Writing musicals professionally became a goal for me as I started my college education. While at BYU, I hopped around from major to major (the theatre major, media music major, and finally the music composition major), trying to create my own musical theatre writing major. And it is still my goal now; as I'm finishing my masters in music composition and applying for jobs, each step along the way is with that end goal in mind.
Question 2: If you were to go back and repeat your BYU musical writing experience, what would you do differently? What did you do right that you would repeat?

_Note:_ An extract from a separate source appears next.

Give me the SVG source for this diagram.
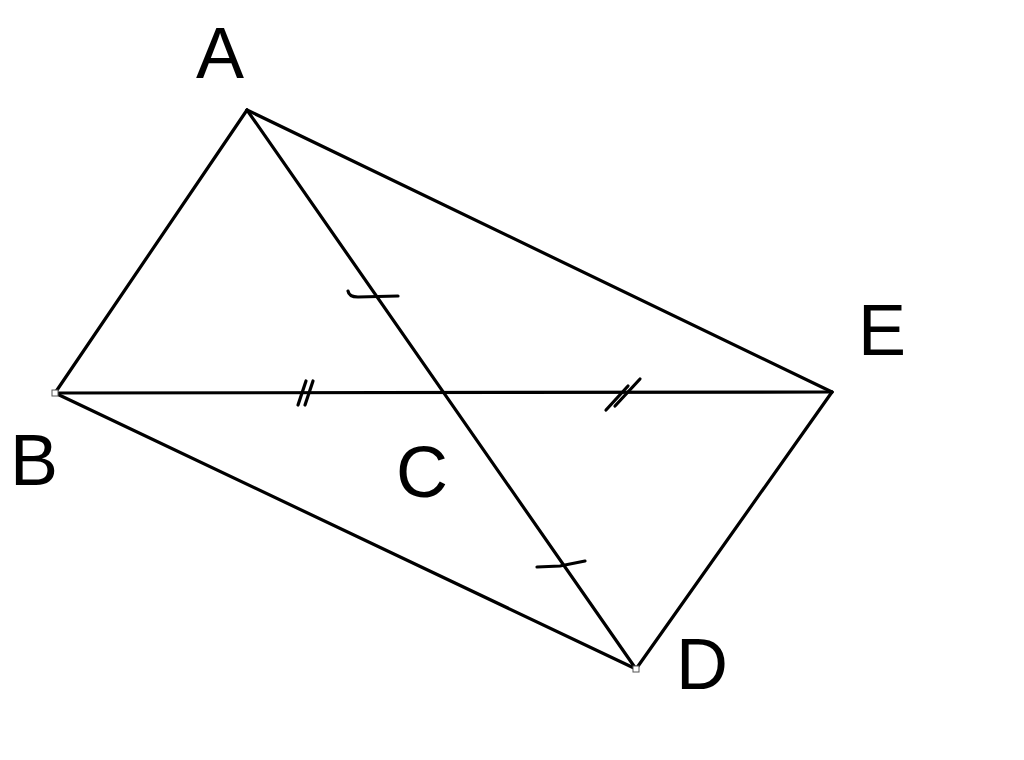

The things I would do differently are pretty much embodied in what I have done during my masters at JMU. At BYU, I was always bending over backwards and trying to jump through hoop after hoop to get my work considered and performed. Of course at the time my ultimate goal was to get a musical performed at BYU as a main-stage production, which I didn't realize would be a dead-end road. Things may have changed since I was there, but while I was there, I got huge support from some theatre faculty (which I am extremely grateful for), but there was no organized way to mount a new musical in comparison to mounting a play. What ended up happening was having my musical go through a playwriting class, which, as helpful as it was, wasn't designed for musical theatre development, it was designed for playwriting.
So when I got to JMU, I did what would have been so much easier than my path at BYU. Rather than try to work my musical through the theatre department as a play, I produced it through the music department as a work of music. Easy. All I did was schedule a student music recital in the recital hall, then held auditions, scheduled rehearsals, invited student assistants and designers to help me out, advertised, and then had my musical performed at my scheduled recital time.
Then comes the recording process. At BYU, I had to get permission to use the school's studio and then try to schedule my entire cast and instrumentation into increments of studio time around a hundred other students scheduling time; which was just exhausting. When I got to JMU and found the studio situation to be equally demanding, I was like, "Not this time." I made the decision to finally invest in my own home studio. Which was quite the bite of the bullet, because it required more student loans. But I decided that it was time to take control of my work, and no longer pay other people, or work around other people, to accomplish things I can do on my own.
A second advantage to the investment of the home studio, was purchasing a very expensive midi library of instruments and sounds. Through my training in music composition, I have gotten to know the orchestra very well, and I decided to include orchestration in the early composition process rather than tacking it on at the end. And with an extensive midi library of instruments, I could produce a fairly professional audio accompaniment for my vocalists without going through the work of hiring, rehearsing, scheduling, and getting frustrated with student musicians. Then, after my actors performed with that accompaniment, I was able to record and mix their vocals in my own home studio.
So really, the moral of the story is taking control of my work. Rather than jumping through hoops and requirements that may or may not get me where I want to go, I side-step them, and create my own path to my desired destination.
Question 3: What advice would you give me on my path?
Well, we'll see how far I get in this career pursuit, and therefore how valuable my advice will be in the end. But my advice would be that there is no "one way" to make a career out of musical theatre writing. I have been told by many that the only way to do it is to move to NYC, be basically homeless for a while, and work your way to the top. While that works for some, and while I may be trying my hand at that in the near future, I think it is not so clearly set in stone. I have made a hobby of reading the biographies of successful composers that were able to make a valuable contribution to art of musical theatre, and if anything, each story is different. The key is to find the path that works for you, for your character, and for your talent, and the music that comes from that process will be more honest and valuable as a result, and thus be able to rise to success.